Suppose that a fad for oats (resulting from the announcement of the health benefits of oat bran) has made you toy with the idea of becoming a broker in the oat market. Before spending your money, you decide to build a simple model of supply and demand (identical to those in Sections 14.1 and 14.2) of the market for oats:

Q_Dt = β₀ + β₁P_t + β₂YD_t + ε_Dt

Q_St = α₀ + α₁P_t + α₂W_t + ε_St

Q_Dt = Q_St

Where:

QD_t = the quantity of oats demanded in time period t

QS_t = the quantity of oats supplied in time period t

P_t = the price of oats in time period t

W_t = average oat-farmer wages in time period t

YD_t = disposable income in time period t

a. You notice that no left-hand-side variable appears on the right side of either of your stochastic simultaneous equations. Does this mean that OLS estimation will encounter no simultaneity bias? Why or why not?

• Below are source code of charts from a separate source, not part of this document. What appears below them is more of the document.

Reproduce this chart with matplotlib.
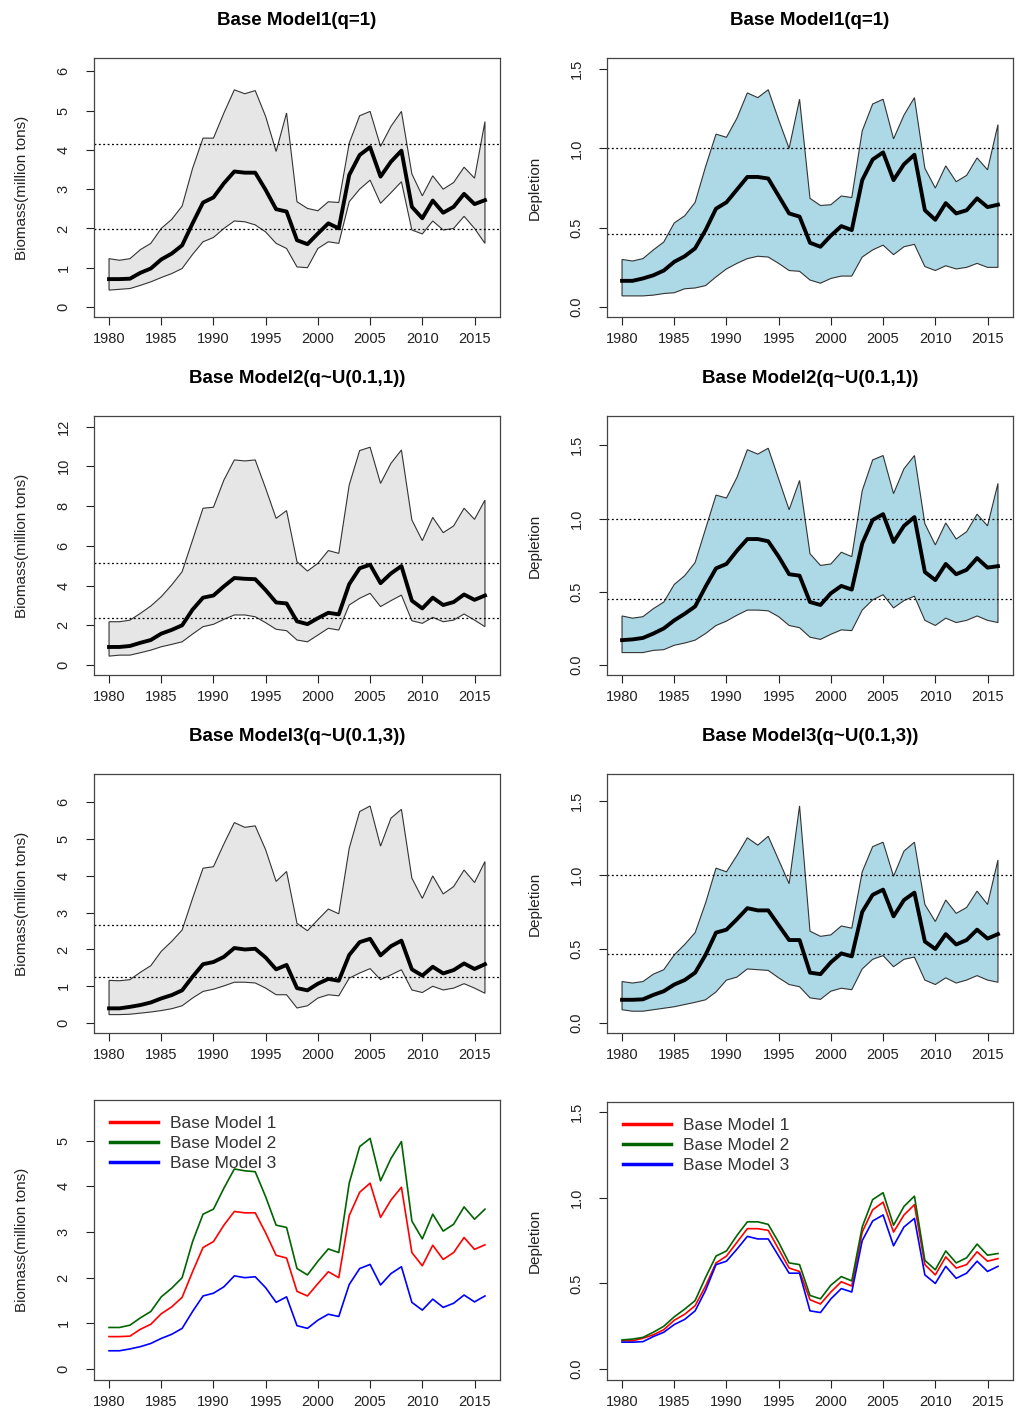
import numpy as np
import matplotlib
matplotlib.use("Agg")
import matplotlib.pyplot as plt

plt.rcParams['font.family'] = ['Liberation Sans', 'DejaVu Sans']

years = np.arange(1980, 2017)

# ---- biomass (million tons): median / lower / upper ----
bio1_med = [0.71, 0.71, 0.72, 0.87, 0.98, 1.21, 1.36, 1.57, 2.13, 2.66, 2.79, 3.15, 3.45, 3.42, 3.42, 2.98, 2.49, 2.43, 1.70, 1.60,
            1.87, 2.13, 2.00, 3.36, 3.87, 4.07, 3.32, 3.70, 3.98, 2.55, 2.26, 2.71, 2.40, 2.55, 2.88, 2.62, 2.72]
bio1_up = [1.23, 1.19, 1.23, 1.46, 1.62, 2.00, 2.23, 2.57, 3.53, 4.30, 4.30, 4.94, 5.53, 5.43, 5.51, 4.85, 3.96, 4.94, 2.68, 2.51,
           2.45, 2.68, 2.66, 4.17, 4.87, 4.98, 4.09, 4.60, 4.98, 3.39, 2.83, 3.34, 3.00, 3.17, 3.56, 3.28, 4.72]
bio1_lo = [0.43, 0.45, 0.47, 0.55, 0.64, 0.75, 0.85, 0.98, 1.34, 1.66, 1.77, 2.00, 2.19, 2.17, 2.09, 1.91, 1.62, 1.49, 1.02, 1.00,
           1.49, 1.66, 1.62, 2.68, 3.00, 3.23, 2.64, 2.91, 3.19, 1.96, 1.86, 2.19, 1.96, 2.00, 2.31, 2.00, 1.62]

bio2_med = [0.91, 0.91, 0.96, 1.12, 1.26, 1.58, 1.77, 2.00, 2.79, 3.39, 3.50, 3.96, 4.38, 4.34, 4.32, 3.77, 3.15, 3.10, 2.20, 2.06,
            2.36, 2.63, 2.55, 4.07, 4.87, 5.05, 4.12, 4.61, 4.98, 3.24, 2.85, 3.39, 3.02, 3.17, 3.55, 3.28, 3.50]
bio2_up = [2.18, 2.18, 2.26, 2.60, 2.97, 3.44, 4.03, 4.70, 6.29, 7.89, 7.94, 9.31, 10.32, 10.27, 10.32, 8.89, 7.38, 7.77, 5.20, 4.73,
           5.12, 5.76, 5.62, 9.06, 10.79, 10.96, 9.14, 10.15, 10.82, 7.30, 6.26, 7.43, 6.66, 7.00, 7.89, 7.33, 8.30]
bio2_lo = [0.45, 0.50, 0.50, 0.62, 0.75, 0.92, 1.04, 1.17, 1.56, 1.93, 2.05, 2.30, 2.52, 2.52, 2.43, 2.13, 1.80, 1.73, 1.26, 1.17,
           1.51, 1.85, 1.76, 3.02, 3.36, 3.61, 2.94, 3.24, 3.52, 2.23, 2.10, 2.40, 2.18, 2.26, 2.57, 2.26, 1.93]

bio3_med = [0.40, 0.40, 0.44, 0.49, 0.56, 0.67, 0.76, 0.89, 1.26, 1.60, 1.66, 1.80, 2.04, 2.00, 2.02, 1.78, 1.46, 1.58, 0.95, 0.89,
            1.07, 1.20, 1.15, 1.85, 2.20, 2.29, 1.84, 2.09, 2.24, 1.46, 1.29, 1.53, 1.35, 1.44, 1.62, 1.47, 1.60]
bio3_up = [1.16, 1.15, 1.18, 1.38, 1.56, 1.95, 2.22, 2.53, 3.39, 4.21, 4.25, 4.87, 5.45, 5.32, 5.36, 4.71, 3.85, 4.12, 2.71, 2.51,
           2.81, 3.10, 2.97, 4.75, 5.75, 5.90, 4.81, 5.57, 5.81, 3.94, 3.39, 4.00, 3.51, 3.71, 4.16, 3.82, 4.39]
bio3_lo = [0.23, 0.23, 0.24, 0.27, 0.30, 0.34, 0.39, 0.47, 0.68, 0.86, 0.92, 1.01, 1.11, 1.11, 1.09, 0.95, 0.77, 0.77, 0.41, 0.47,
           0.68, 0.77, 0.74, 1.22, 1.36, 1.48, 1.18, 1.31, 1.45, 0.90, 0.83, 1.00, 0.90, 0.95, 1.07, 0.95, 0.81]

# ---- depletion: median / lower / upper ----
dep1_med = [0.165, 0.165, 0.18, 0.20, 0.23, 0.285, 0.32, 0.37, 0.485, 0.62, 0.66, 0.74, 0.82, 0.82, 0.81, 0.70, 0.59, 0.57, 0.405, 0.38,
            0.45, 0.51, 0.485, 0.80, 0.93, 0.975, 0.80, 0.90, 0.96, 0.61, 0.55, 0.655, 0.59, 0.61, 0.685, 0.63, 0.645]
dep1_up = [0.30, 0.29, 0.305, 0.36, 0.41, 0.53, 0.575, 0.66, 0.885, 1.09, 1.07, 1.19, 1.35, 1.32, 1.37, 1.18, 1.00, 1.31, 0.685, 0.64,
           0.645, 0.70, 0.69, 1.11, 1.28, 1.31, 1.06, 1.21, 1.32, 0.875, 0.75, 0.89, 0.79, 0.83, 0.94, 0.865, 1.15]
dep1_lo = [0.07, 0.07, 0.07, 0.075, 0.085, 0.09, 0.115, 0.12, 0.135, 0.19, 0.24, 0.275, 0.305, 0.32, 0.315, 0.275, 0.23, 0.225, 0.17, 0.15,
           0.18, 0.195, 0.195, 0.315, 0.36, 0.39, 0.33, 0.38, 0.395, 0.255, 0.23, 0.26, 0.24, 0.25, 0.275, 0.25, 0.25]

dep2_med = [0.17, 0.175, 0.185, 0.215, 0.25, 0.305, 0.35, 0.40, 0.535, 0.66, 0.69, 0.78, 0.86, 0.86, 0.845, 0.74, 0.62, 0.61, 0.43, 0.41,
            0.49, 0.54, 0.515, 0.83, 0.99, 1.03, 0.84, 0.95, 1.01, 0.635, 0.58, 0.69, 0.62, 0.65, 0.73, 0.665, 0.675]
dep2_up = [0.335, 0.32, 0.33, 0.385, 0.43, 0.55, 0.61, 0.70, 0.93, 1.16, 1.14, 1.28, 1.47, 1.44, 1.48, 1.27, 1.06, 1.26, 0.76, 0.68,
           0.69, 0.77, 0.74, 1.19, 1.40, 1.43, 1.17, 1.34, 1.43, 0.965, 0.82, 0.97, 0.86, 0.91, 1.03, 0.95, 1.24]
dep2_lo = [0.085, 0.085, 0.085, 0.10, 0.105, 0.135, 0.15, 0.17, 0.215, 0.27, 0.30, 0.34, 0.375, 0.375, 0.37, 0.33, 0.27, 0.255, 0.19, 0.175,
           0.21, 0.24, 0.235, 0.375, 0.445, 0.48, 0.39, 0.44, 0.47, 0.305, 0.27, 0.32, 0.29, 0.305, 0.335, 0.305, 0.29]

dep3_med = [0.157, 0.157, 0.16, 0.19, 0.215, 0.26, 0.29, 0.34, 0.46, 0.61, 0.63, 0.70, 0.775, 0.76, 0.76, 0.66, 0.56, 0.56, 0.34, 0.33,
            0.41, 0.47, 0.45, 0.75, 0.865, 0.90, 0.72, 0.83, 0.88, 0.55, 0.50, 0.60, 0.53, 0.56, 0.63, 0.57, 0.60]
dep3_up = [0.28, 0.27, 0.28, 0.33, 0.36, 0.46, 0.53, 0.61, 0.81, 1.045, 1.02, 1.13, 1.25, 1.20, 1.26, 1.10, 0.94, 1.465, 0.62, 0.585,
           0.595, 0.655, 0.64, 1.02, 1.19, 1.22, 0.99, 1.16, 1.22, 0.80, 0.685, 0.83, 0.74, 0.78, 0.89, 0.80, 1.10]
dep3_lo = [0.09, 0.08, 0.08, 0.09, 0.10, 0.11, 0.125, 0.14, 0.157, 0.21, 0.29, 0.31, 0.365, 0.36, 0.355, 0.305, 0.26, 0.245, 0.17, 0.16,
           0.215, 0.235, 0.225, 0.365, 0.43, 0.455, 0.38, 0.43, 0.445, 0.29, 0.26, 0.305, 0.27, 0.29, 0.32, 0.29, 0.275]

# reference levels (dotted lines)
bio_ref = [(4.15, 1.98), (5.12, 2.35), (2.67, 1.25)]
dep_ref = [(1.0, 0.458), (1.0, 0.448), (1.0, 0.467)]

titles = ["Base Model1(q=1)", "Base Model2(q~U(0.1,1))", "Base Model3(q~U(0.1,3))"]
labels = ["Base Model 1", "Base Model 2", "Base Model 3"]
line_cols = ["#FF0000", "#006400", "#0000FF"]

W, H = 1022, 1418
fig = plt.figure(figsize=(W / 100, H / 100), dpi=100)


def make_ax(x0, x1, y0, y1):
    return fig.add_axes([x0 / W, 1 - y1 / H, (x1 - x0) / W, (y1 - y0) / H])


def style(ax, ylim, yticks, ylabels, ylab):
    ax.set_xlim(1978.56, 2017.44)
    ax.set_ylim(*ylim)
    ax.set_xticks(range(1980, 2016, 5))
    ax.set_yticks(yticks)
    ax.set_yticklabels(ylabels, rotation=90, va='center')
    ax.tick_params(direction='out', length=6, width=0.8, labelsize=10.5, colors='#222222')
    ax.tick_params(axis='x', pad=5)
    ax.tick_params(axis='y', pad=11)
    for s in ax.spines.values():
        s.set_linewidth(0.9)
        s.set_color('#444444')
    ax.set_ylabel(ylab, fontsize=11, color='#222222', labelpad=20)


def add_legend(ax):
    leg = ax.legend(loc='upper left', frameon=False, fontsize=12.5, handlelength=2.8, labelspacing=0.3,
                    borderaxespad=0.5, handletextpad=0.7)
    for h in leg.get_lines():
        h.set_linewidth(2.5)
    for t in leg.get_texts():
        t.set_color('#333333')


rows_y = [(58, 317), (416, 675), (774, 1033)]
left_x = (94, 500)
right_x = (607, 1013)

bio_med = [bio1_med, bio2_med, bio3_med]
bio_up = [bio1_up, bio2_up, bio3_up]
bio_lo = [bio1_lo, bio2_lo, bio3_lo]
dep_med = [dep1_med, dep2_med, dep3_med]
dep_up = [dep1_up, dep2_up, dep3_up]
dep_lo = [dep1_lo, dep2_lo, dep3_lo]

bio_ylims = [(-0.255, 6.34), (-0.5, 12.53), (-0.27, 6.77)]
bio_ticks = [list(range(0, 7)), list(range(0, 13, 2)), list(range(0, 7))]
dep_ylims = [(-0.063, 1.57), (-0.068, 1.70), (-0.067, 1.68)]

for i in range(3):
    y0, y1 = rows_y[i]
    # biomass panel
    ax = make_ax(left_x[0], left_x[1], y0, y1)
    poly_x = np.concatenate([years, years[::-1]])
    poly_y = np.concatenate([bio_up[i], bio_lo[i][::-1]])
    ax.fill(poly_x, poly_y, facecolor='#E6E6E6', edgecolor='#333333', lw=0.8)
    ax.plot(years, bio_med[i], color='black', lw=2.8)
    for r in bio_ref[i]:
        ax.axhline(r, color='black', lw=0.9, ls=(0, (1.5, 2)))
    style(ax, bio_ylims[i], bio_ticks[i], [str(t) for t in bio_ticks[i]], "Biomass(million tons)")
    ax.set_title(titles[i], fontsize=13.5, fontweight='bold', pad=24)

    # depletion panel
    ax = make_ax(right_x[0], right_x[1], y0, y1)
    poly_y = np.concatenate([dep_up[i], dep_lo[i][::-1]])
    ax.fill(poly_x, poly_y, facecolor='#ADD8E6', edgecolor='#333333', lw=0.8)
    ax.plot(years, dep_med[i], color='black', lw=2.8)
    for r in dep_ref[i]:
        ax.axhline(r, color='black', lw=0.9, ls=(0, (1.5, 2)))
    style(ax, dep_ylims[i], [0, 0.5, 1.0, 1.5], ["0.0", "0.5", "1.0", "1.5"], "Depletion")
    ax.set_title(titles[i], fontsize=13.5, fontweight='bold', pad=24)

# comparison panels
ax = make_ax(left_x[0], left_x[1], 1100, 1380)
for m, c, lab in zip(bio_med, line_cols, labels):
    ax.plot(years, m, color=c, lw=1.2, label=lab)
style(ax, (-0.24, 5.89), list(range(0, 6)), [str(t) for t in range(0, 6)], "Biomass(million tons)")
add_legend(ax)

ax = make_ax(right_x[0], right_x[1], 1102, 1380)
for m, c, lab in zip(dep_med, line_cols, labels):
    ax.plot(years, m, color=c, lw=1.2, label=lab)
style(ax, (-0.064, 1.56), [0, 0.5, 1.0, 1.5], ["0.0", "0.5", "1.0", "1.5"], "Depletion")
add_legend(ax)

fig.savefig("out.png", dpi=100, facecolor='white')
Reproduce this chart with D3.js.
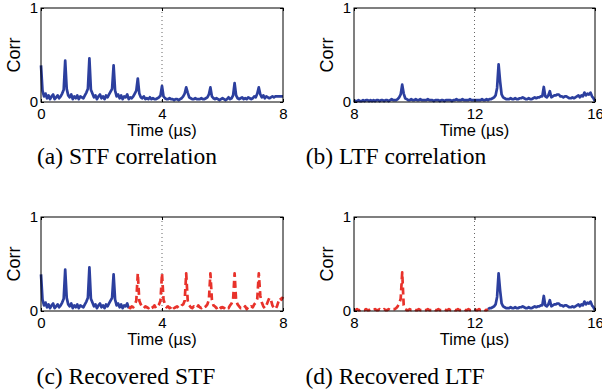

b. You expect that when Pt goes up, Q_Dt will fall. Does this mean that if you encounter simultaneity bias in the demand equation, it will be negative instead of the positive bias we typically associate with OLS estimation of simultaneous equations? Explain your answer.

c. Carefully outline how you would apply 2SLS to this system. How many equations (including reduced forms) would you have to estimate? Specify precisely which variables would be in each equation.

d. Given the following hypothetical data, estimate OLS and 2SLS versions of your oat supply and demand equations.

e. Compare your OLS and 2SLS estimates. How do they compare with your prior expectations? Which equation do you prefer? Why?